In particular, this has bolstered support for independent politicians, who are now backed with a first preference vote by one in five voters. This appears to be because the electorate simply don’t trust political parties anymore and are so drained by extreme austerity that they are adopting an insular, more localised approach to interests, instead of a national approach. The understanding seems to be that independent politicians will have the freedom to put the interests of their local area before a national party line, and this is appealing for people who are fed up of being told that austerity is required for the national interest.

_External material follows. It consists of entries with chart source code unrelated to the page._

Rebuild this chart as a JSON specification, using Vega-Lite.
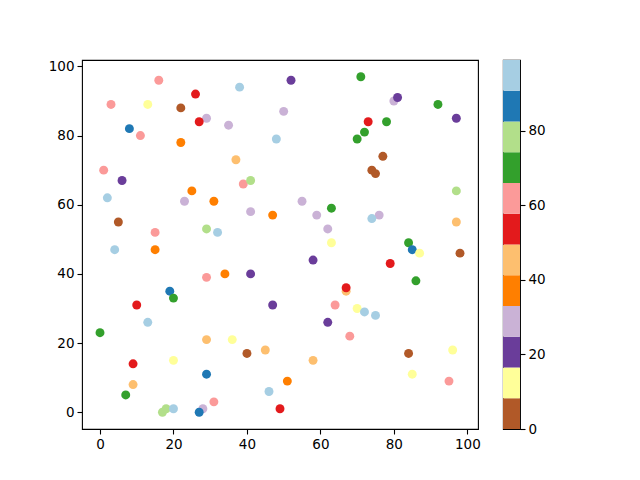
{
  "$schema": "https://vega.github.io/schema/vega-lite/v6.json",
  "padding": {"left": 41, "top": 58, "right": 5, "bottom": 5},
  "config": {
    "view": {"stroke": "black", "strokeWidth": 1.1},
    "font": "DejaVu Sans",
    "axis": {"grid": false, "domain": false, "tickColor": "black", "tickSize": 5, "tickWidth": 1.1, "labelColor": "black", "labelFontSize": 13.5, "labelFont": "DejaVu Sans", "labelPadding": 3, "title": null, "labelFlush": false}
  },
  "spacing": 21,
  "resolve": {"scale": {"x": "independent", "y": "independent", "color": "independent"}},
  "hconcat": [
    {
      "width": 396,
      "height": 369,
      "data": {"values": [
        {"x":16,"y":96,"c":62},{"x":26,"y":92,"c":53},{"x":3,"y":89,"c":62},{"x":13,"y":89,"c":12},{"x":22,"y":88,"c":4},
        {"x":29,"y":85,"c":29},{"x":27,"y":84,"c":53},{"x":8,"y":82,"c":86},{"x":11,"y":80,"c":62},{"x":22,"y":78,"c":37},
        {"x":1,"y":70,"c":62},{"x":38,"y":94,"c":95},{"x":52,"y":96,"c":20},{"x":50,"y":87,"c":29},{"x":35,"y":83,"c":29},
        {"x":48,"y":79,"c":95},{"x":37,"y":73,"c":45},{"x":71,"y":97,"c":70},{"x":80,"y":90,"c":29},{"x":81,"y":91,"c":20},
        {"x":92,"y":89,"c":70},{"x":73,"y":84,"c":53},{"x":78,"y":84,"c":70},{"x":97,"y":85,"c":20},{"x":72,"y":81,"c":70},
        {"x":70,"y":79,"c":70},{"x":77,"y":74,"c":4},{"x":74,"y":70,"c":4},{"x":75,"y":69,"c":4},{"x":6,"y":67,"c":20},
        {"x":25,"y":64,"c":37},{"x":2,"y":62,"c":95},{"x":23,"y":61,"c":29},{"x":31,"y":61,"c":37},{"x":5,"y":55,"c":4},
        {"x":29,"y":53,"c":78},{"x":32,"y":52,"c":95},{"x":15,"y":52,"c":62},{"x":4,"y":47,"c":95},{"x":15,"y":47,"c":37},
        {"x":29,"y":39,"c":62},{"x":19,"y":35,"c":86},{"x":20,"y":33,"c":70},{"x":39,"y":66,"c":62},{"x":41,"y":67,"c":78},
        {"x":55,"y":61,"c":29},{"x":41,"y":58,"c":29},{"x":47,"y":57,"c":37},{"x":59,"y":57,"c":29},{"x":63,"y":59,"c":70},
        {"x":62,"y":53,"c":29},{"x":63,"y":49,"c":12},{"x":58,"y":44,"c":20},{"x":34,"y":40,"c":37},{"x":41,"y":40,"c":20},
        {"x":67,"y":35,"c":45},{"x":67,"y":36,"c":53},{"x":97,"y":64,"c":78},{"x":76,"y":57,"c":29},{"x":74,"y":56,"c":95},
        {"x":97,"y":55,"c":45},{"x":84,"y":49,"c":70},{"x":85,"y":47,"c":86},{"x":87,"y":46,"c":12},{"x":98,"y":46,"c":4},
        {"x":79,"y":43,"c":53},{"x":86,"y":38,"c":70},{"x":10,"y":31,"c":53},{"x":13,"y":26,"c":95},{"x":0,"y":23,"c":70},
        {"x":29,"y":21,"c":45},{"x":20,"y":15,"c":12},{"x":9,"y":14,"c":53},{"x":29,"y":11,"c":86},{"x":9,"y":8,"c":45},
        {"x":7,"y":5,"c":70},{"x":31,"y":3,"c":62},{"x":17,"y":0,"c":78},{"x":18,"y":1,"c":78},{"x":20,"y":1,"c":95},
        {"x":28,"y":1,"c":29},{"x":27,"y":0,"c":86},{"x":47,"y":31,"c":20},{"x":64,"y":31,"c":62},{"x":62,"y":26,"c":20},
        {"x":36,"y":21,"c":12},{"x":40,"y":17,"c":4},{"x":45,"y":18,"c":45},{"x":58,"y":15,"c":45},{"x":51,"y":9,"c":37},
        {"x":46,"y":6,"c":95},{"x":49,"y":1,"c":53},{"x":70,"y":30,"c":12},{"x":72,"y":29,"c":95},{"x":75,"y":28,"c":95},
        {"x":68,"y":22,"c":62},{"x":84,"y":17,"c":4},{"x":96,"y":18,"c":12},{"x":85,"y":11,"c":12},{"x":95,"y":9,"c":62}
      ]},
      "mark": {"type": "circle", "size": 80, "opacity": 1},
      "encoding": {
        "x": {"field": "x", "type": "quantitative", "scale": {"domain": [-4.9, 102.9], "nice": false, "zero": false}, "axis": {"values": [0, 20, 40, 60, 80, 100]}},
        "y": {"field": "y", "type": "quantitative", "scale": {"domain": [-4.85, 101.85], "nice": false, "zero": false}, "axis": {"values": [0, 20, 40, 60, 80, 100], "minExtent": 40, "maxExtent": 40}},
        "color": {"field": "c", "type": "quantitative", "legend": null,
          "scale": {"type": "threshold", "domain": [8.25, 16.5, 24.75, 33, 41.25, 49.5, 57.75, 66, 74.25, 82.5, 90.75],
            "range": ["#b15928", "#ffff99", "#6a3d9a", "#cab2d6", "#ff7f00", "#fdbf6f", "#e31a1c", "#fb9a99", "#33a02c", "#b2df8a", "#1f78b4", "#a6cee3"]}}
      }
    },
    {
      "width": 17,
      "height": 369,
      "data": {"values": [
        {"lo":0,"hi":8.25},{"lo":8.25,"hi":16.5},{"lo":16.5,"hi":24.75},{"lo":24.75,"hi":33},
        {"lo":33,"hi":41.25},{"lo":41.25,"hi":49.5},{"lo":49.5,"hi":57.75},{"lo":57.75,"hi":66},
        {"lo":66,"hi":74.25},{"lo":74.25,"hi":82.5},{"lo":82.5,"hi":90.75},{"lo":90.75,"hi":99}
      ]},
      "mark": {"type": "rect"},
      "encoding": {
        "y": {"field": "lo", "type": "quantitative", "scale": {"domain": [0, 99], "nice": false, "zero": false}, "axis": {"orient": "right", "values": [0, 20, 40, 60, 80]}},
        "y2": {"field": "hi"},
        "color": {"field": "lo", "type": "quantitative", "legend": null,
          "scale": {"type": "threshold", "domain": [8.25, 16.5, 24.75, 33, 41.25, 49.5, 57.75, 66, 74.25, 82.5, 90.75],
            "range": ["#b15928", "#ffff99", "#6a3d9a", "#cab2d6", "#ff7f00", "#fdbf6f", "#e31a1c", "#fb9a99", "#33a02c", "#b2df8a", "#1f78b4", "#a6cee3"]}}
      }
    }
  ]
}
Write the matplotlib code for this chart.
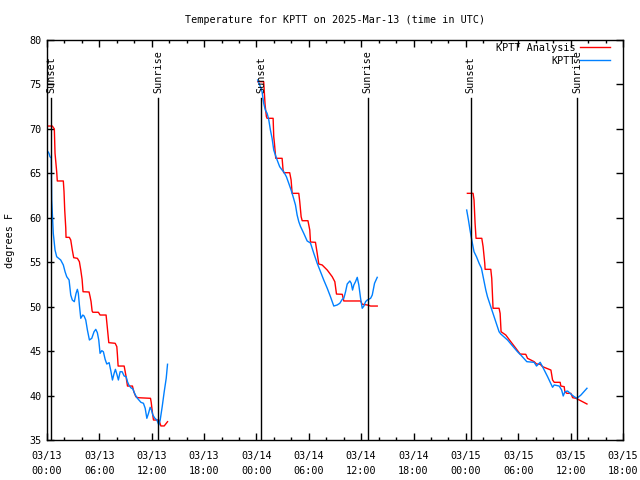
import numpy as np
import pandas as pd
import matplotlib
matplotlib.use("Agg")
import matplotlib.pyplot as plt
import matplotlib.dates as mdates

plt.rcParams['font.family'] = ['DejaVu Sans Mono']
plt.rcParams['font.size'] = 7.3

start = pd.Timestamp('2025-03-13 00:00')

# hours after 03/13 00:00 UTC, temperature in F
ana1_h = [0.11, 0.61, 0.84, 0.92, 1.11, 1.18, 1.87, 1.95, 2.03, 2.15, 2.18, 2.56, 2.72, 2.90, 3.06,
          3.48, 3.71, 3.87, 4.02, 4.13, 4.82, 4.94, 5.05, 5.17, 5.25, 5.89, 6.08, 6.77, 6.92, 7.08,
          7.81, 8.00, 8.07, 8.15, 8.84, 9.03, 9.22, 9.79, 9.95, 10.18, 10.41, 11.86, 11.94, 12.09,
          12.20, 12.82, 13.05, 13.43, 13.81]
ana1_t = [70.32, 70.32, 69.99, 67.25, 65.18, 64.14, 64.14, 62.93, 60.87, 58.85, 57.80, 57.80, 57.50,
          56.37, 55.51, 55.44, 55.06, 54.12, 53.08, 51.68, 51.65, 51.12, 50.56, 49.51, 49.37, 49.37,
          49.06, 49.06, 47.57, 45.95, 45.88, 45.50, 44.56, 43.32, 43.32, 42.31, 41.07, 41.07, 40.43,
          39.87, 39.76, 39.69, 39.24, 38.00, 37.25, 37.25, 36.58, 36.58, 37.06]

obs1_h = [0.11, 0.23, 0.34, 0.49, 0.54, 0.72, 0.92, 1.11, 1.57, 1.87, 2.07, 2.26, 2.53, 2.72, 2.90,
          3.13, 3.33, 3.48, 3.59, 3.71, 3.87, 4.10, 4.25, 4.44, 4.63, 4.86, 5.13, 5.39, 5.59, 5.77,
          5.93, 6.08, 6.28, 6.46, 6.66, 6.85, 7.12, 7.31, 7.50, 7.69, 7.84, 8.03, 8.18, 8.38, 8.61,
          8.84, 9.07, 9.22, 9.38, 9.61, 9.84, 10.07, 10.30, 10.53, 10.76, 11.05, 11.25, 11.44, 11.63,
          11.82, 11.97, 12.13, 12.36, 12.59, 12.82, 12.97, 13.20, 13.43, 13.66, 13.81]
obs1_t = [67.43, 67.25, 66.87, 66.72, 62.00, 58.25, 56.37, 55.62, 55.25, 54.69, 53.93, 53.37, 53.00,
          51.31, 50.75, 50.56, 51.50, 51.95, 51.50, 50.19, 48.69, 49.06, 48.95, 48.50, 47.37, 46.25,
          46.44, 47.18, 47.45, 47.07, 46.25, 44.75, 45.05, 44.93, 44.08, 43.55, 43.70, 42.80, 41.75,
          42.50, 42.95, 42.31, 41.75, 42.68, 42.68, 42.20, 42.12, 41.56, 41.19, 40.88, 40.74, 40.17,
          39.76, 39.50, 39.24, 39.13, 38.57, 37.44, 38.00, 38.68, 38.37, 37.81, 37.44, 37.25, 36.69,
          37.25, 38.75, 40.43, 41.94, 43.52]

ana2_h = [24.14, 24.83, 24.91, 24.99, 25.14, 25.22, 25.91, 25.98, 26.06, 26.21, 26.94, 27.05, 27.12,
          27.81, 27.97, 28.09, 28.85, 28.96, 29.12, 29.24, 29.90, 30.11, 30.19, 30.76, 30.96, 31.14,
          31.53, 32.11, 32.68, 32.98, 33.17, 33.83, 34.01, 35.93, 36.12, 36.70, 37.08, 37.84]
ana2_t = [75.31, 75.31, 74.00, 72.69, 71.37, 71.19, 71.19, 69.12, 68.38, 66.69, 66.69, 65.37, 65.07,
          65.07, 64.25, 62.75, 62.75, 61.81, 60.12, 59.67, 59.67, 58.62, 57.27, 57.24, 56.00, 54.80,
          54.69, 54.12, 53.37, 52.81, 51.42, 51.39, 50.64, 50.64, 50.27, 50.19, 50.07, 50.07]

obs2_h = [24.14, 24.45, 24.64, 24.83, 25.02, 25.22, 25.40, 25.60, 25.79, 25.98, 26.17, 26.37, 26.66,
          26.94, 27.12, 27.43, 27.70, 27.97, 28.20, 28.47, 28.66, 28.85, 29.04, 29.42, 29.81, 30.19,
          30.57, 30.96, 31.34, 31.71, 32.11, 32.48, 32.86, 33.25, 33.55, 33.83, 34.01, 34.21, 34.40,
          34.70, 34.86, 35.01, 35.16, 35.35, 35.55, 35.73, 35.93, 36.12, 36.31, 36.50, 36.70, 37.08,
          37.27, 37.53, 37.84]
obs2_t = [75.50, 74.75, 74.18, 72.88, 72.12, 71.75, 71.08, 69.87, 68.94, 67.62, 67.06, 66.50, 65.75,
          65.37, 65.18, 64.62, 63.88, 63.12, 62.37, 61.44, 60.31, 59.56, 59.04, 58.25, 57.39, 57.16,
          56.00, 54.88, 53.93, 53.00, 52.07, 51.12, 50.07, 50.19, 50.38, 50.83, 50.94, 51.68, 52.55,
          52.89, 52.63, 51.87, 52.44, 52.81, 53.30, 52.44, 50.94, 49.82, 50.07, 50.56, 50.75, 50.94,
          51.31, 52.63, 53.30]

ana3_h = [48.17, 48.82, 48.93, 49.05, 49.16, 49.82, 49.97, 50.16, 50.20, 50.85, 50.96, 51.11, 51.80,
          51.92, 52.03, 52.57, 53.14, 53.72, 54.21, 54.86, 55.06, 55.82, 56.09, 56.51, 56.78, 57.74,
          57.93, 58.12, 58.80, 58.88, 59.26, 59.34, 59.57, 60.03, 60.23, 60.61, 60.99, 61.87]
ana3_t = [62.75, 62.75, 62.00, 59.38, 57.69, 57.69, 56.75, 54.88, 54.20, 54.20, 53.19, 49.82, 49.82,
          49.25, 47.18, 46.81, 46.06, 45.32, 44.67, 44.64, 44.19, 43.81, 43.55, 43.52, 43.25, 42.87,
          41.75, 41.49, 41.49, 41.07, 41.00, 40.43, 40.25, 40.25, 39.76, 39.69, 39.50, 39.05]

obs3_h = [48.09, 48.29, 48.47, 48.67, 48.93, 49.21, 49.51, 49.78, 50.01, 50.28, 50.47, 50.85, 51.23,
          51.80, 52.00, 52.77, 53.91, 54.29, 54.98, 55.82, 56.09, 56.51, 56.78, 57.36, 57.93, 58.12,
          58.69, 58.97, 59.15, 59.34, 59.65, 60.03, 60.41, 60.72, 61.18, 61.87]
obs3_t = [60.87, 59.75, 58.62, 57.50, 56.18, 55.62, 54.88, 54.32, 53.19, 51.87, 51.12, 49.99, 48.87,
          47.18, 46.92, 46.25, 44.93, 44.56, 43.81, 43.74, 43.32, 43.74, 43.25, 42.12, 40.93, 41.19,
          41.07, 40.62, 39.95, 40.43, 40.51, 40.17, 39.87, 39.69, 40.06, 40.82]

sunset_h = [0.46, 24.56, 48.55]
sunrise_h = [12.74, 36.73, 60.72]


def to_time(hours):
    return start + pd.to_timedelta(np.array(hours), unit='h')


fig = plt.figure(figsize=(6.4, 4.8), dpi=100)
ax = fig.add_axes([47 / 640, 40 / 480, 576 / 640, 400 / 480])

red = '#ff0000'
blue = '#0080ff'
for k, (ah, at, oh, ot) in enumerate([(ana1_h, ana1_t, obs1_h, obs1_t),
                                      (ana2_h, ana2_t, obs2_h, obs2_t),
                                      (ana3_h, ana3_t, obs3_h, obs3_t)]):
    ax.plot(to_time(ah), at, color=red, lw=1.0, label='KPTT Analysis' if k == 0 else None)
    ax.plot(to_time(oh), ot, color=blue, lw=1.0, label='KPTT' if k == 0 else None)

for name, hrs in [('Sunset', sunset_h), ('Sunrise', sunrise_h)]:
    for t in to_time(hrs):
        ax.plot([t, t], [35, 73.5], color='black', lw=1.0)
        ax.text(t, 74.0, name, rotation=90, ha='center', va='bottom')

ax.set_xlim(start, start + pd.Timedelta(hours=66))
ax.set_ylim(35, 80)
ax.set_yticks(np.arange(35, 81, 5))
ax.xaxis.set_major_locator(mdates.HourLocator(byhour=[0, 6, 12, 18]))
ax.xaxis.set_minor_locator(mdates.HourLocator(byhour=range(0, 24, 2)))
ax.xaxis.set_major_formatter(mdates.DateFormatter('%m/%d\n%H:%M'))
ax.tick_params(which='major', direction='in', length=5, width=1, top=True, right=True, pad=4)
ax.tick_params(which='minor', direction='in', length=2.5, width=1, top=True, right=True)
ax.tick_params(axis='x', which='major', pad=8)
for lab in ax.get_xticklabels():
    lab.set_linespacing(1.55)
for s in ax.spines.values():
    s.set_linewidth(1.0)

ax.set_ylabel('degrees F', labelpad=10)
ax.set_title('Temperature for KPTT on 2025-Mar-13 (time in UTC)', fontsize=7.3, pad=12)
ax.legend(loc='upper right', bbox_to_anchor=(0.978, 0.993), frameon=False, markerfirst=False,
          handlelength=3.0, borderaxespad=0.0, labelspacing=0.32, handletextpad=0.4, borderpad=0.0)

fig.savefig('out.png', dpi=100)
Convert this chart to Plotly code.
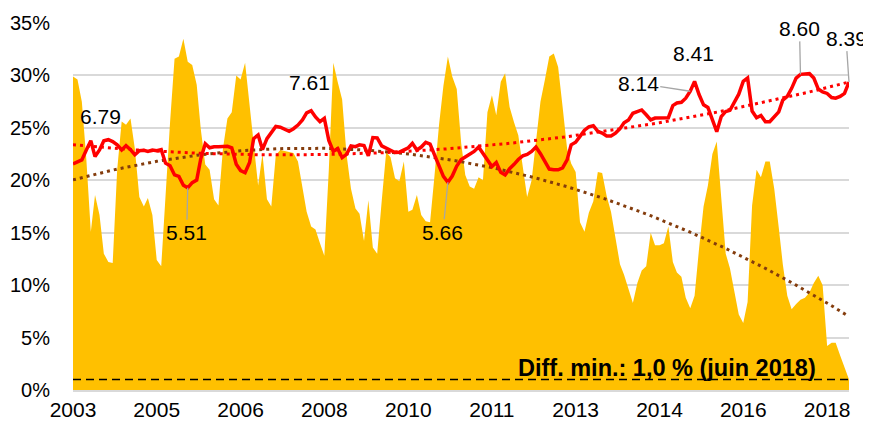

Ireland is also undergoing rapid social change as a wide generational divide is growing over the Catholic church. Whilst older voters and older parties continue to be politically influenced by Catholic values, younger, more liberal voters have rejected this. During last year’s referendum on same-sex marriage and amid current calls for a referendum on the country’s abortion ban, these tensions have been widening. This is partly why new political parties have emerged, including the Social Democrats and Renua, both of which were founded in 2015 and have made a considerable dent in the traditional parties’ vote share.

The coming days and weeks will show whether any of the parties are able or wiling to come together to form a grand-coalition or attempt to rule by minority government and the coming months will tell if or for how long the country can limp along in this way. It is clear from this weekend’s result that the Irish people have firmly rejected the political status quo. But quite what they have rejected it for, and whether the country’s parliamentary structures are fit to deliver it, won’t be clear for some time.